The FCC Media Bureau largely denied a complaint filed by Media Council Hawai'i against Raycom and MCG Capital alleging their shared services agreements violated the FCC’s ownership rules. The bureau said the shared services and asset transfer agreements between Raycom, which owns KHNL-TV and KGMB-TV Honolulu and MCG, which owns KFVE-TV Honolulu don’t violate any ownership rules. But it left the door open to address whether the agreements are in the public interest when it considers license renewals. And the order acknowledged that the bureau will address the issue of shared services agreements in its quadrennial media ownership rule review (CD Nov 22 p8).

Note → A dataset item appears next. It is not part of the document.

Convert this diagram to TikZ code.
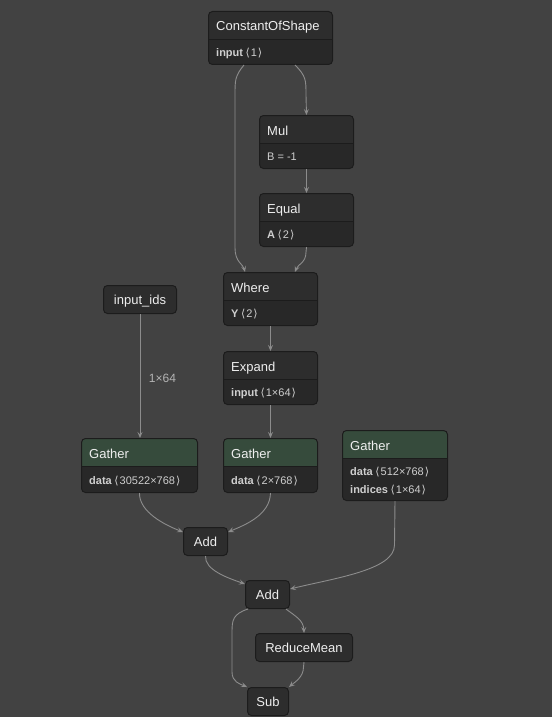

AT&T took issue with claims that the FCC can reject AT&T’s request to withdraw its application to take over T-Mobile. The company announced Thanksgiving morning that it had tucked away the $4 billion breakup fee for this quarter and told the FCC it was pulling its application back to focus on next February’s trial in federal court in D.C. (CD Nov 25 Bulletin).
Forcing ISPs to monitor all e-communications on their network to prevent digital piracy would seriously infringe their freedom to conduct their business and may also breach customers’ civil rights, the European Court of Justice said in a closely watched opinion November 24. National authorities and courts must strike a fair balance between protecting intellectual property rights and operators’ businesses, something the Belgian court order against ISP Scarlet failed to do, the court said. The decision will dramatically affect the national and European debate on online copyright infringement, said telecom/Internet independent advisor Innocenzo Genna.
While the government focuses heavily on finding a solution to toughen protections against adversaries in cyberspace, there are key issues in cyber defense that need to be a bigger part of the dialogue, said technology security experts and analysts in interviews. The threat from adversaries backed by some nation states and veering away from a strictly “perimeter defense” model should inform the path to a solution, they said. The gaps in understanding how to truly defend networks are due to the fact that it’s still a comparatively new issue, said Larry Clinton, Internet Security Alliance president. “You have the problem that the cybersecurity issue is rapidly evolving,” he said. Because of the shift in the nature of cyber attacks, the government and private sector “must alter how we think about cyber attacks."
A proposed decision by the FCC to send AT&T’s buy of T-Mobile to an administrative law judge is expected to put more pressure on AT&T to reach a settlement with the government, industry and government officials tell us. AT&T officials have a meeting set up with the Department of Justice Monday to discuss a possible settlement (CD Nov 23 p1). A meeting that had been scheduled for Monday of this week was cancelled at the last minute.
Google and Microsoft continue to take a different view than the MPAA on whose duty it ought to be to ensure subscription-video and broadcast TV programming is captioned when it’s sent online using Internet Protocol. The companies and the association reported in docket 11-154 (http://xrl.us/bmjc36) on meetings with staffers in the FCC bureaus working on an order to require such captions. Internet companies want the responsibility for ensuring traditional video programming is captioned when it goes online to lie with video program owners, while those representing VPOs, including the MPAA, want the responsibility to be with TV stations and multichannel video programming distributors.